Pérez framed it clearly in his May press conference: "There's no precedent for this in the history of world football. It's the biggest corruption case ever." Whether that's political theatre or genuine legal strategy, UEFA hasn't closed the case — and president Aleksander Ceferin called it "one of the most serious I've ever seen in football" back in 2023.
The precedents, though, are not encouraging for Madrid. Marseille won the 1993 Champions League, got caught in a match-fixing scandal, lost their French league title, and were banned from defending their European crown — but UEFA left the trophy on the shelf. Juventus lost their 2004-05 and 2005-06 Serie A titles in the Calciopoli scandal, but their European results from that period were untouched. UEFA has never, in its history, stripped a club of a title after winning the final.
The jurisdiction problem
There's another wall Madrid will run into. UEFA has no authority over La Liga. Even if the governing body decided to act — and that's a significant if — they could only touch the Champions League titles. Spain's domestic haul from those years stays put regardless of what Brussels or Nyon decides.
Barcelona, for their part, threatened legal action of their own after Pérez went public in May, saying they were "carefully examining" his accusations. That sets up a protracted fight across multiple jurisdictions, with outcomes that won't arrive quickly.

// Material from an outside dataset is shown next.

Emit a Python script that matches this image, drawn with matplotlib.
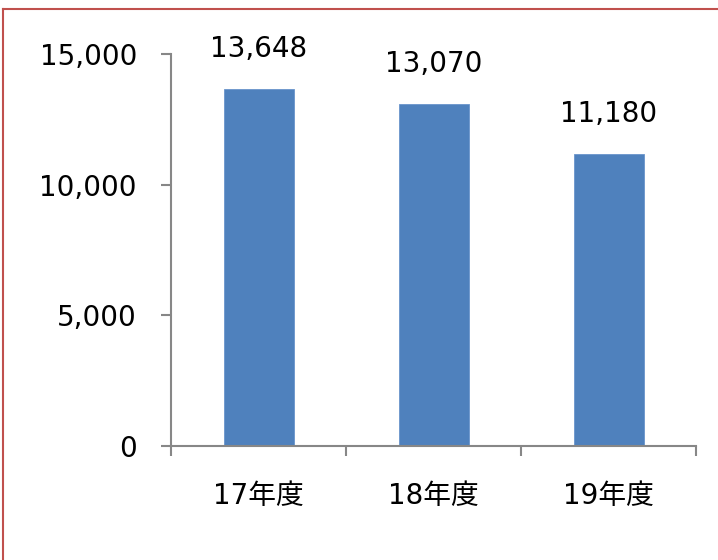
import matplotlib.pyplot as plt
from matplotlib.lines import Line2D

plt.rcParams['font.family'] = ['DejaVu Sans', 'Noto Sans CJK JP']

# data
categories = ['17年度', '18年度', '19年度']
values = [13648, 13070, 11180]
yticks = [0, 5000, 10000, 15000]

W, H = 718, 560
fig = plt.figure(figsize=(W / 100, H / 100), dpi=100)
ax = fig.add_axes([171 / W, 1 - 446 / H, (696 - 171) / W, (446 - 54) / H])

x = list(range(len(categories)))
ax.bar(x, values, width=0.4, color='#4F81BD', edgecolor='#6A95CC', linewidth=0.6, zorder=2)
ax.set_xlim(-0.5, len(categories) - 0.5)
ax.set_ylim(0, 15000)

# value labels
for xi, v in zip(x, values):
    ax.annotate('{:,}'.format(v), (xi, v), xytext=(0, 32), textcoords='offset pixels',
                ha='center', va='baseline', fontsize=20, color='black')

gray = '#878787'
ax.set_yticks(yticks)
ax.set_yticklabels(['{:,}'.format(t) for t in yticks])
ax.tick_params(axis='y', direction='out', length=7.5, width=1.5, color=gray,
               labelsize=20, pad=17)

# category labels at centres, tick marks at boundaries
ax.set_xticks(x)
ax.set_xticklabels(categories)
ax.set_xticks([i - 0.5 for i in range(len(categories) + 1)], minor=True)
ax.tick_params(axis='x', which='major', length=0, labelsize=20, pad=26)
ax.tick_params(axis='x', which='minor', direction='out', length=7.5, width=1.5, color=gray)

for s in ['top', 'right']:
    ax.spines[s].set_visible(False)
for s in ['left', 'bottom']:
    ax.spines[s].set_color(gray)
    ax.spines[s].set_linewidth(1.5)

# outer border: only the top and left edges are inside the picture
border = '#C0504D'
fig.add_artist(Line2D([2.5 / W, 1], [1 - 9 / H, 1 - 9 / H], transform=fig.transFigure,
                      color=border, linewidth=1.5))
fig.add_artist(Line2D([2.5 / W, 2.5 / W], [0, 1 - 9 / H], transform=fig.transFigure,
                      color=border, linewidth=1.5))

fig.savefig('out.png', dpi=100)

The public bribery charges against Negreira were dropped in 2024 — he was ruled not to be a public official under the relevant law. The investigation pivoted to sports corruption instead, and it's still live. That distinction matters enormously for how far any UEFA action could actually reach.
For anyone tracking the odds on Barcelona's Champions League involvement next season, this case adds a layer of genuine uncertainty that wasn't there a year ago. UEFA remaining "open to action" is not the same as action. But it's not nothing either.
Ceferin's 2023 quote still hangs over this: "one of the most serious I've ever seen in football." That's the UEFA president, not a Madrid press release.